The government is playing chicken with the future of the British economy and the haulage industry, the FTA has warned.
As the next round of talks on post-Brexit customs arrangements approaches, the trade association launched a damning attack on the government’s “reckless” Brexit strategy.
FTA deputy chief executive James Hookham said: “The industry's frustration with the lack of progress is building daily. Logistics businesses simply cannot answer their customers' questions about how they will move goods after Brexit. Manufacturers and retailers are losing faith and fear that post-Brexit Britain is at real risk of becoming nothing more than a series of road blocks at our ports and airports.”
Hookham accused some government ministers of taking a reckless attitude to negotiations.
He said: "What is really making our members angry is that these real, legitimate concerns are simply being dismissed by some members of the government on the basis that it will not be in the EU's interests to impose them.
“This is a reckless attitude to take and is playing chicken with crucial parts of the British economy and the livelihoods of the seven million Britons in the industry,” he said, warning that EU member states are recruiting “hordes of border officials to enforce their rule book, regardless of the cost to their businesses and consumers.”
Hookham added: “The reliance on the other side blinking first is hanging the logistics industry out to dry.”
The FTA also slammed the government for failing to reach agreement on key areas such as the transition period and the customs arrangements from March next year.
Hookham said: “We keep getting told that all food and agricultural exports to the Continent and Ireland will be checked at EU ports - but there is nowhere to check them, and the system to check them does not exist.
“We still don't know if we will be able to employ the 43,000 truck drivers in the UK that are nationals from another member state - that's 13% of our driver workforce.

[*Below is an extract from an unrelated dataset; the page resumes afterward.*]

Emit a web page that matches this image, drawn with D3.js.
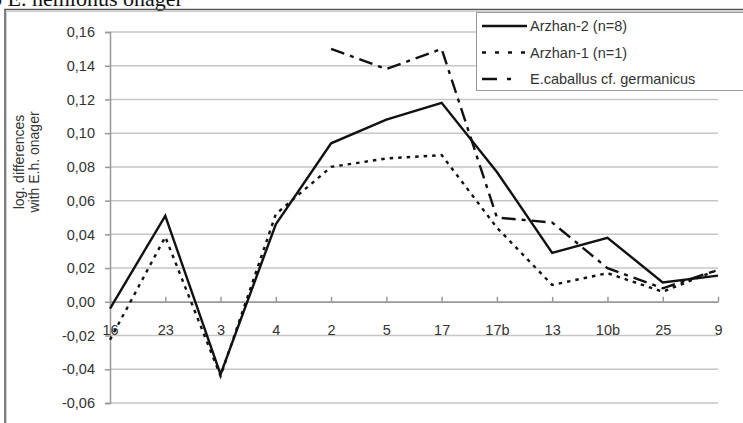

There is no clarification on whether UK drivers' qualifications are to be recognised, so they could well be barred from driving their own vehicles on the Continent.”
The FTA also called on the government to prioritise a deal on haulage permits, claiming that with no trade agreement “there will only be 103 international haulage permits to cover the 300,000 journeys made by British trucks to Europe each year".
Hookham said: “This is the trucking equivalent of the threat to the aviation sector because of the ending of Europe-wide agreements when the UK leaves the Single Market."